Aí surge o problema: para
armazenar a informação, a natureza nos deu um cérebro, que é a sede da memória.
E nessa memória queremos enfiar o máximo possível de informações. Diferente da
memória do computador, porém, a nossa é governada por fatores que nada têm a
ver com a informática. O estado de nossas células cerebrais, as nossas emoções;
tudo isso pode representar uma limitação para nossa capacidade de lembrar.
[...]
Felizmente a tecnologia
tem vindo em nosso auxílio. Primeiro foi o computador propriamente dito, com
sua memória cada vez maior; depois, vieram os dispositivos de armazenamento, os
CDs, os pen drives. Coisa incrível, o pen drive: um pequeno objeto no qual cabe
uma existência, ou pelo menos uma importante parte dela.

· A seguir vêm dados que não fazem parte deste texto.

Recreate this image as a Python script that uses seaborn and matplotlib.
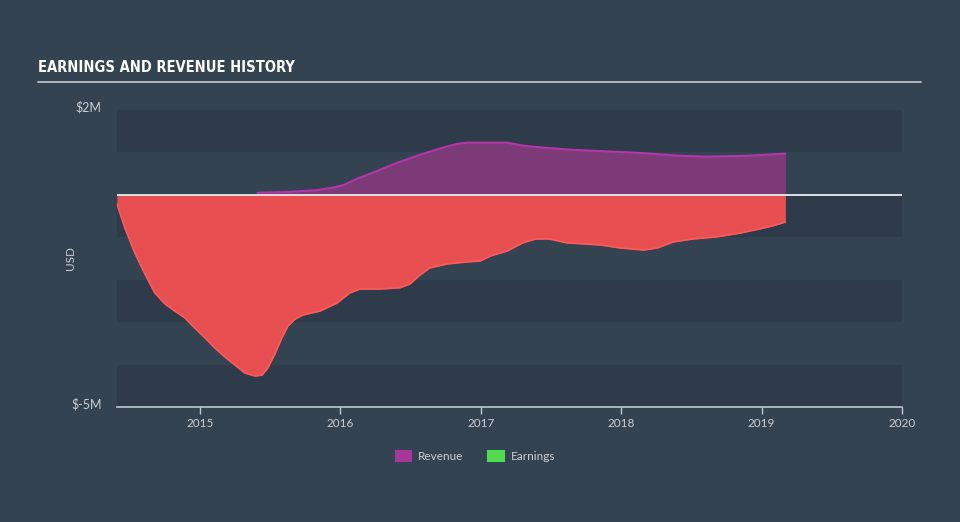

Para quem, como eu,
viaja bastante e tem de trabalhar em aviões ou em hotéis, é um recurso precioso
[...]
[...] ao chegar ao
aeroporto, meti a mão no bolso para dali retirar o pen drive. Mas não encontrei
pen drive algum. Encontrei um buraco, verdade que pequeno, mas de tamanho
suficiente para dar passagem (ou para dar a liberdade?) ao pen drive. Que tinha
caído por ali.
Um transtorno, portanto.
Perguntei no aeroporto, entrei em contato com o táxi que me trouxera, liguei para
casa: nada. O pen drive tinha mesmo sumido. O buraco da camisa era, portanto,
um buraco negro, aqueles orifícios do universo em que toda a energia é sugada e
some. [...] De repente eu me dava conta de como nossa existência é frágil, de
como somos governados pelo acaso e pelo imprevisto. Nenhuma queixa contra o pen
drive, que veio para ficar; aliás, meu palpite é que, no dia do juízo final,
cada um de nós vai inserir o pen drive de sua vida no Grande Computador
Celestial. Virtudes e pecados serão instantaneamente cortejados, e o destino
final, Céu ou Inferno, decidido de imediato. Pergunta: o que acontecerá com
aqueles que, por causa de um buraco na camisa, perderam o pen drive?